* _Given material_:
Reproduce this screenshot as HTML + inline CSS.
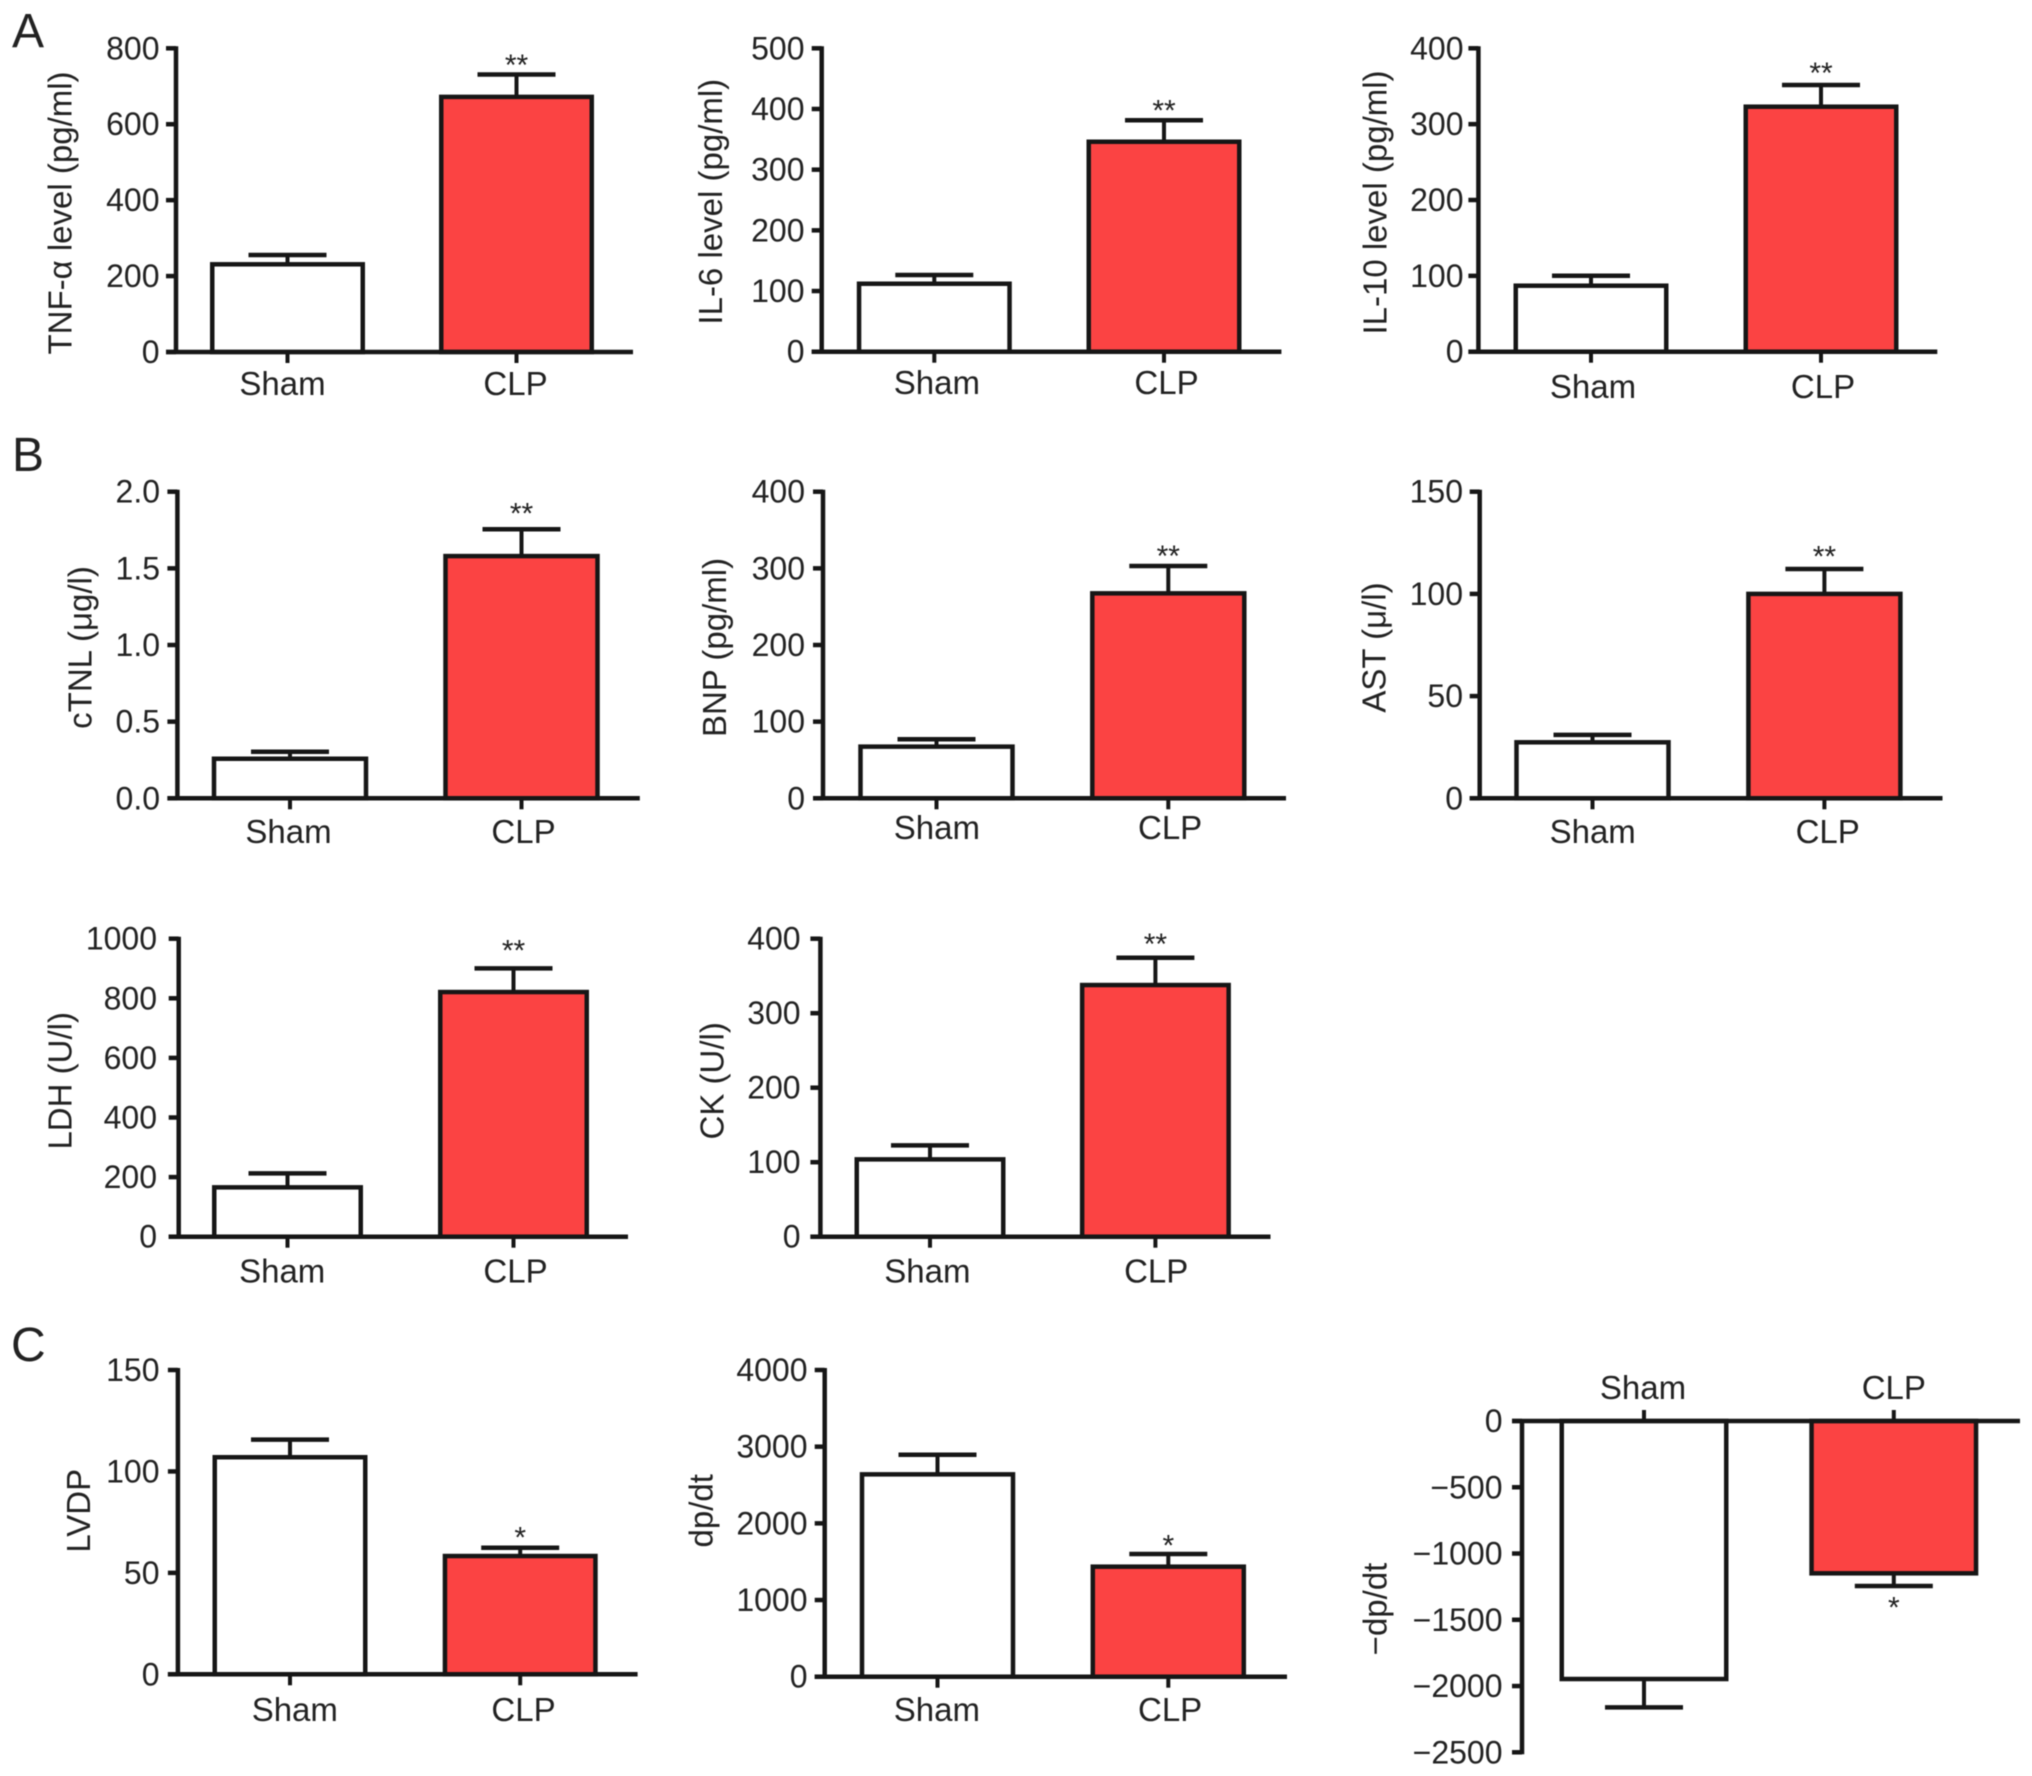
<!DOCTYPE html>
<html lang="en">
<head>
<meta charset="utf-8">
<title>Sham vs CLP bar charts</title>
<style>
html,body{margin:0;padding:0;background:#fff;}
#figure{display:block;width:2032px;height:1776px;filter:blur(0.6px);}
text{font-family:"Liberation Sans",sans-serif;fill:#222;}
</style>
</head>
<body>
<svg id="figure" xmlns="http://www.w3.org/2000/svg" width="2032" height="1776" viewBox="0 0 2032 1776">
<rect x="0" y="0" width="2032" height="1776" fill="#fff"></rect>
<text x="12" y="47" font-size="48">A</text>
<text x="12" y="471" font-size="48">B</text>
<text x="11" y="1361" font-size="48">C</text>
</svg>
<script>
const categories = ['Sham', 'CLP'];

const tnfTicks = [0, 200, 400, 600, 800];
const tnfMeans = [231, 672];
const tnfErrors = [24.5, 59];
const tnfStars = ['', '**'];

const il6Ticks = [0, 100, 200, 300, 400, 500];
const il6Means = [112, 346];
const il6Errors = [14.4, 35.4];
const il6Stars = ['', '**'];

const il10Ticks = [0, 100, 200, 300, 400];
const il10Means = [87, 323];
const il10Errors = [13.2, 28.6];
const il10Stars = ['', '**'];

const ctnlTicks = [0, 0.5, 1, 1.5, 2];
const ctnlMeans = [0.258, 1.58];
const ctnlErrors = [0.046, 0.175];
const ctnlStars = ['', '**'];

const bnpTicks = [0, 100, 200, 300, 400];
const bnpMeans = [67.4, 267.4];
const bnpErrors = [9.6, 35.6];
const bnpStars = ['', '**'];

const astTicks = [0, 50, 100, 150];
const astMeans = [27.4, 100];
const astErrors = [3.6, 12.2];
const astStars = ['', '**'];

const ldhTicks = [0, 200, 400, 600, 800, 1000];
const ldhMeans = [165.6, 821];
const ldhErrors = [47, 79.4];
const ldhStars = ['', '**'];

const ckTicks = [0, 100, 200, 300, 400];
const ckMeans = [103.8, 337.8];
const ckErrors = [18.8, 36.7];
const ckStars = ['', '**'];

const lvdpTicks = [0, 50, 100, 150];
const lvdpMeans = [107, 58.3];
const lvdpErrors = [8.7, 4.1];
const lvdpStars = ['', '*'];

const dpdtTicks = [0, 1000, 2000, 3000, 4000];
const dpdtMeans = [2639, 1435];
const dpdtErrors = [256, 165];
const dpdtStars = ['', '*'];

const negDpdtTicks = [0, -500, -1000, -1500, -2000, -2500];
const negDpdtMeans = [-1947, -1149.5];
const negDpdtErrors = [214, 95.5];
const negDpdtStars = ['', '*'];

const panels = [
  {id:'tnf', title:'TNF-α level (pg/ml)', ticks:tnfTicks, means:tnfMeans, errors:tnfErrors, stars:tnfStars, dec:0,
   axisX:176, axisRight:633, y0:352, y1:48.3, x0:287.5, dx:229, barW:155, labelY:395, labelDx:[-5,-1], tickLabelX:159.5, titleX:60.5, titleY:213, starGap:13.6},
  {id:'il6', title:'IL-6 level (pg/ml)', ticks:il6Ticks, means:il6Means, errors:il6Errors, stars:il6Stars, dec:0,
   axisX:821.7, axisRight:1281.4, y0:351.7, y1:48.3, x0:934.3, dx:229.7, barW:155, labelY:394, labelDx:[2.6,2.5], tickLabelX:804.5, titleX:711, titleY:201.7, starGap:13.6},
  {id:'il10', title:'IL-10 level (pg/ml)', ticks:il10Ticks, means:il10Means, errors:il10Errors, stars:il10Stars, dec:0,
   axisX:1478.4, axisRight:1937.3, y0:351.7, y1:48.3, x0:1591, dx:230, barW:155, labelY:398, labelDx:[2,2], tickLabelX:1463.5, titleX:1375.5, titleY:202.5, starGap:16},
  {id:'ctnl', title:'cTNL (μg/l)', ticks:ctnlTicks, means:ctnlMeans, errors:ctnlErrors, stars:ctnlStars, dec:1,
   axisX:177.4, axisRight:639.8, y0:798.3, y1:491.7, x0:290, dx:231.5, barW:156.5, labelY:843, labelDx:[-1.5,2], tickLabelX:160, titleX:80.3, titleY:647.5, starGap:20},
  {id:'bnp', title:'BNP (pg/ml)', ticks:bnpTicks, means:bnpMeans, errors:bnpErrors, stars:bnpStars, dec:0,
   axisX:823, axisRight:1286, y0:798.3, y1:491.7, x0:936.5, dx:231.8, barW:156.5, labelY:839, labelDx:[0.4,1.8], tickLabelX:805, titleX:715, titleY:647.5, starGap:14.3},
  {id:'ast', title:'AST (μ/l)', ticks:astTicks, means:astMeans, errors:astErrors, stars:astStars, dec:0,
   axisX:1479.7, axisRight:1942.5, y0:798.3, y1:491.7, x0:1592.5, dx:231.9, barW:156.5, labelY:843, labelDx:[0.2,3.3], tickLabelX:1463, titleX:1374.5, titleY:647.5, starGap:16.7},
  {id:'ldh', title:'LDH (U/l)', ticks:ldhTicks, means:ldhMeans, errors:ldhErrors, stars:ldhStars, dec:0,
   axisX:178.7, axisRight:628, y0:1236.7, y1:938.7, x0:287.5, dx:226, barW:151, labelY:1282.7, labelDx:[-5.3,2], tickLabelX:157, titleX:60.5, titleY:1080.8, starGap:21.7},
  {id:'ck', title:'CK (U/l)', ticks:ckTicks, means:ckMeans, errors:ckErrors, stars:ckStars, dec:0,
   axisX:820.4, axisRight:1270.5, y0:1236.7, y1:938.7, x0:930, dx:225.4, barW:151, labelY:1282.7, labelDx:[-2.6,0.8], tickLabelX:800.6, titleX:712.5, titleY:1080.8, starGap:17.7},
  {id:'lvdp', title:'LVDP', ticks:lvdpTicks, means:lvdpMeans, errors:lvdpErrors, stars:lvdpStars, dec:0,
   axisX:177.9, axisRight:637.6, y0:1674.3, y1:1370, x0:290, dx:230.2, barW:155, labelY:1721, labelDx:[4.8,3.3], tickLabelX:159.5, titleX:79, titleY:1510.8, starGap:14.3},
  {id:'dpdt', title:'dp/dt', ticks:dpdtTicks, means:dpdtMeans, errors:dpdtErrors, stars:dpdtStars, dec:0,
   axisX:824.7, axisRight:1287, y0:1676.7, y1:1370, x0:937.5, dx:230.8, barW:155.5, labelY:1721, labelDx:[-0.6,1.8], tickLabelX:807.5, titleX:701.5, titleY:1510.8, starGap:12.3},
  {id:'neg-dpdt', title:'−dp/dt', ticks:negDpdtTicks, means:negDpdtMeans, errors:negDpdtErrors, stars:negDpdtStars, dec:0,
   axisX:1522, axisRight:2020, y0:1421, y1:1752.3, x0:1644, dx:249.8, barW:169, labelY:1399, labelDx:[-1,0], tickLabelX:1502.5, titleX:1375.5, titleY:1609, starGap:17.3}
];

const SVG_NS = 'http://www.w3.org/2000/svg';
const INK = '#161616';
const BAR_FILLS = ['#ffffff', '#fb4343'];
const figure = document.getElementById('figure');

function mk(parent, tag, attrs, text) {
  const el = document.createElementNS(SVG_NS, tag);
  for (const k in attrs) el.setAttribute(k, attrs[k]);
  if (text !== undefined) el.textContent = text;
  parent.appendChild(el);
  return el;
}

function line(parent, x1, y1, x2, y2, w) {
  return mk(parent, 'line', {x1: x1, y1: y1, x2: x2, y2: y2, stroke: INK, 'stroke-width': w});
}

function formatTick(v, dec) {
  return v.toFixed(dec).replace('-', '−');
}

function drawPanel(p) {
  const tMin = p.ticks[0];
  const tMax = p.ticks[p.ticks.length - 1];
  const y = v => p.y0 + (v - tMin) / (tMax - tMin) * (p.y1 - p.y0);
  const x = i => p.x0 + i * p.dx;
  const inverted = tMax < tMin;
  const FS = 32;
  const LABEL_FS = 33;
  const STROKE = 4.5;

  const g = mk(figure, 'g', {});
  
  

  categories.forEach((cat, i) => {
    const sign = p.means[i] < 0 ? -1 : 1;
    const capY = y(p.means[i] + sign * p.errors[i]);
    const capHalf = 39;

    const stem = line(g, x(i), y(p.means[i]), x(i), capY, 4);
    
    

    const cap = line(g, x(i) - capHalf, capY, x(i) + capHalf, capY, STROKE);
    
    

    const innerW = p.barW - STROKE;
    const top = Math.min(y(0), y(p.means[i]));
    const bar = mk(g, 'rect', {
      x: x(i) - innerW / 2, y: top, width: innerW,
      height: Math.abs(y(p.means[i]) - y(0)),
      fill: BAR_FILLS[i], stroke: INK, 'stroke-width': STROKE
    });
    
    

    if (p.stars[i]) {
      const starY = inverted ? capY + p.starGap + 14 : capY - p.starGap + 14;
      const star = mk(g, 'text', {x: x(i), y: starY, 'font-size': 30, 'text-anchor': 'middle'}, p.stars[i]);
      
      
    }

    const tickMark = line(g, x(i), y(0), x(i), y(0) + (inverted ? -11 : 11), 4);
    
    

    const label = mk(g, 'text', {x: x(i) + p.labelDx[i], y: p.labelY, 'font-size': LABEL_FS, 'text-anchor': 'middle'}, cat);
    
    
  });

  const yAxis = line(g, p.axisX, y(tMin) - (inverted ? 2 : 0), p.axisX, y(tMax) + (inverted ? 2 : -2), STROKE);
  
  

  const xAxis = line(g, p.axisX - 10, y(0), p.axisRight, y(0), STROKE);
  
  

  p.ticks.forEach(v => {
    const tick = line(g, p.axisX - 10, y(v), p.axisX, y(v), STROKE);
    
    

    const tl = mk(g, 'text', {x: p.tickLabelX, y: y(v) + 11, 'font-size': FS, 'text-anchor': 'end'}, formatTick(v, p.dec));
    
    
  });

  const title = mk(g, 'text', {
    x: 0, y: 0, 'font-size': LABEL_FS, 'text-anchor': 'middle',
    transform: 'translate(' + (p.titleX + 11) + ',' + p.titleY + ') rotate(-90)'
  }, p.title);
  
  
}

panels.forEach(drawPanel);
</script>
</body>
</html>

* _Work instructions_: Please quote the lines of the material, beginning with the first and ending with the one that contains "const ckStars = ['', '**'];", exactly as written and without any pictures.

* _Solution to this problem_:
Reproduce this screenshot as HTML + inline CSS.
<!DOCTYPE html>
<html lang="en">
<head>
<meta charset="utf-8">
<title>Sham vs CLP bar charts</title>
<style>
html,body{margin:0;padding:0;background:#fff;}
#figure{display:block;width:2032px;height:1776px;filter:blur(0.6px);}
text{font-family:"Liberation Sans",sans-serif;fill:#222;}
</style>
</head>
<body>
<svg id="figure" xmlns="http://www.w3.org/2000/svg" width="2032" height="1776" viewBox="0 0 2032 1776">
<rect x="0" y="0" width="2032" height="1776" fill="#fff"></rect>
<text x="12" y="47" font-size="48">A</text>
<text x="12" y="471" font-size="48">B</text>
<text x="11" y="1361" font-size="48">C</text>
</svg>
<script>
const categories = ['Sham', 'CLP'];

const tnfTicks = [0, 200, 400, 600, 800];
const tnfMeans = [231, 672];
const tnfErrors = [24.5, 59];
const tnfStars = ['', '**'];

const il6Ticks = [0, 100, 200, 300, 400, 500];
const il6Means = [112, 346];
const il6Errors = [14.4, 35.4];
const il6Stars = ['', '**'];

const il10Ticks = [0, 100, 200, 300, 400];
const il10Means = [87, 323];
const il10Errors = [13.2, 28.6];
const il10Stars = ['', '**'];

const ctnlTicks = [0, 0.5, 1, 1.5, 2];
const ctnlMeans = [0.258, 1.58];
const ctnlErrors = [0.046, 0.175];
const ctnlStars = ['', '**'];

const bnpTicks = [0, 100, 200, 300, 400];
const bnpMeans = [67.4, 267.4];
const bnpErrors = [9.6, 35.6];
const bnpStars = ['', '**'];

const astTicks = [0, 50, 100, 150];
const astMeans = [27.4, 100];
const astErrors = [3.6, 12.2];
const astStars = ['', '**'];

const ldhTicks = [0, 200, 400, 600, 800, 1000];
const ldhMeans = [165.6, 821];
const ldhErrors = [47, 79.4];
const ldhStars = ['', '**'];

const ckTicks = [0, 100, 200, 300, 400];
const ckMeans = [103.8, 337.8];
const ckErrors = [18.8, 36.7];
const ckStars = ['', '**'];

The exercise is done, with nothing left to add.